Spend adequate amounts of time developing your tests. As you prepare a test, think carefully about the learning outcomes you wish to measure, the type of items best suited to those outcomes, the range of difficulty of items, the length and time limits for the test, the format and layout of the exam, and your scoring procedures.

Match your tests to the content you are teaching. Ideally, the tests you give will measure students’ achievement of your educational goals for the course. Test items should be based on the content and skills that are most important for your students to learn. To keep track of how well your tests reflect your objectives, you can construct a grid, listing your course objectives along the side of the page and content areas along the top. For each test item, check off the objective and content it covers. (Sources: Ericksen, 1969; Jacobs and Chase, 1992; Svinicki and Woodward, 1982)

Try to make your tests valid, reliable, and balanced. A test is valid if its results are appropriate and useful for making decisions about an aspect of students’ achievement (Gronlund and Linn, 1990). Technically, validity refers to the appropriateness of the interpretation of the results and not to the test itself, though colloquially we speak about a test being valid. Validity is a matter of degree and considered in relation to specific use or interpretation (Gronlund and Linn, 1990). For example, the results of a writing test may have a high degree of validity for indicating the level of a student’s composition skills, a moderate degree of validity for predicting success in later composition courses, and essentially no validity for predicting success in mathematics or physics. Validity can be difficult to determine. A practical approach is to focus on content validity, the extent to which the content of the test represents an adequate sampling of the knowledge and skills taught in the course. If you design the test to cover information in lectures and readings in proportion to their importance in the course, then the interpretations of test scores are likely to have greater validity An exam that consists of only a few difficult items, however, will not yield valid interpretations of what students know.

A test is reliable if it accurately and consistently evaluates a student’s performance. The purest measure of reliability would entail having a group of students take the same test twice and get the same scores (assuming that we could erase their memories of test items from the first administration). This is impractical, of course, but there are technical procedures for determining reliability. In general, ambiguous questions, unclear directions, and vague scoring criteria threaten reliability. Very short tests are also unlikely to be highly reliable. It is also important for a test to be balanced: to cover most of the main ideas and important concepts in proportion to the emphasis they received in class.

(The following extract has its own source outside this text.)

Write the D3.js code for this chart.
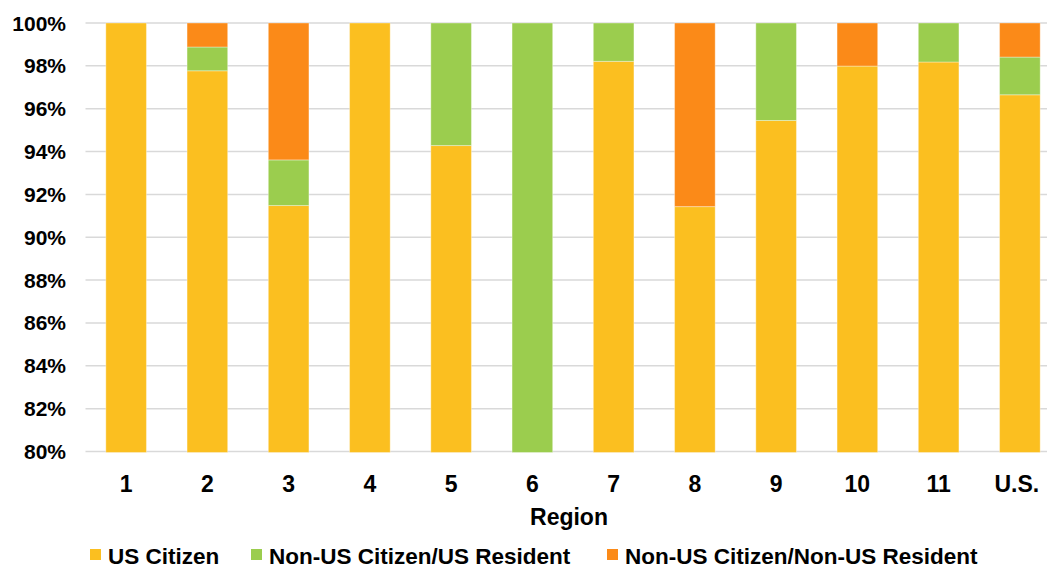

Use a variety of testing methods. Research shows that students vary in their preferences for different formats, so using a variety of methods will help students do their best (Jacobs and Chase, 1992). Multiple-choice or shortanswer questions are appropriate for assessing students’ mastery of details and specific knowledge, while essay questions assess comprehension, the ability to integrate and synthesize, and the ability to apply information to new situations. A single test can have several formats. Try to avoid introducing a new format on the final exam: if you have given all multiple-choice quizzes or midterms, don’t ask students to write an all-essay final. (Sources: Jacobs and Chase, 1992; Lowman, 1984; McKeachie, 1986; Svinicki, 1987)

Write questions that test skills other than recall. Research shows that most tests administered by faculty rely too heavily on students’ recall of information (Milton, Pollio, and Eison, 1986). Bloom (1956) argues that it is important for tests to measure higher-learning as well. Fuhrmann and Grasha (1983, p. 170) have adapted Bloom’s taxonomy for test development. Here is a condensation of their list:

To measure knowledge (common terms, facts, principles, procedures), ask these kinds of questions: Define, Describe, Identify, Label, List, Match, Name, Outline, Reproduce, Select, State. Example: “List the steps involved in titration.”

To measure comprehension (understanding of facts and principles, interpretation of material), ask these kinds of questions: Convert, Defend, Distinguish, Estimate, Explain, Extend, Generalize, Give examples, Infer, Predict, Summarize. Example: “Summarize the basic tenets of deconstructionism.”

To measure application (solving problems, applying concepts and principles to new situations), ask these kinds of questions: Demonstrate, Modify, Operate, Prepare, Produce, Relate, Show, Solve, Use. Example: “Calculate the deflection of a beam under uniform loading.”

To measure analysis (recognition of unstated assumptions or logical fallacies, ability to distinguish between facts and inferences), ask these kinds of questions: Diagram, Differentiate, Distinguish, Illustrate, Infer, Point out, Relate, Select, Separate, Subdivide. Example: “In the president’s State of the Union Address, which statements are based on facts and which are based on assumptions?”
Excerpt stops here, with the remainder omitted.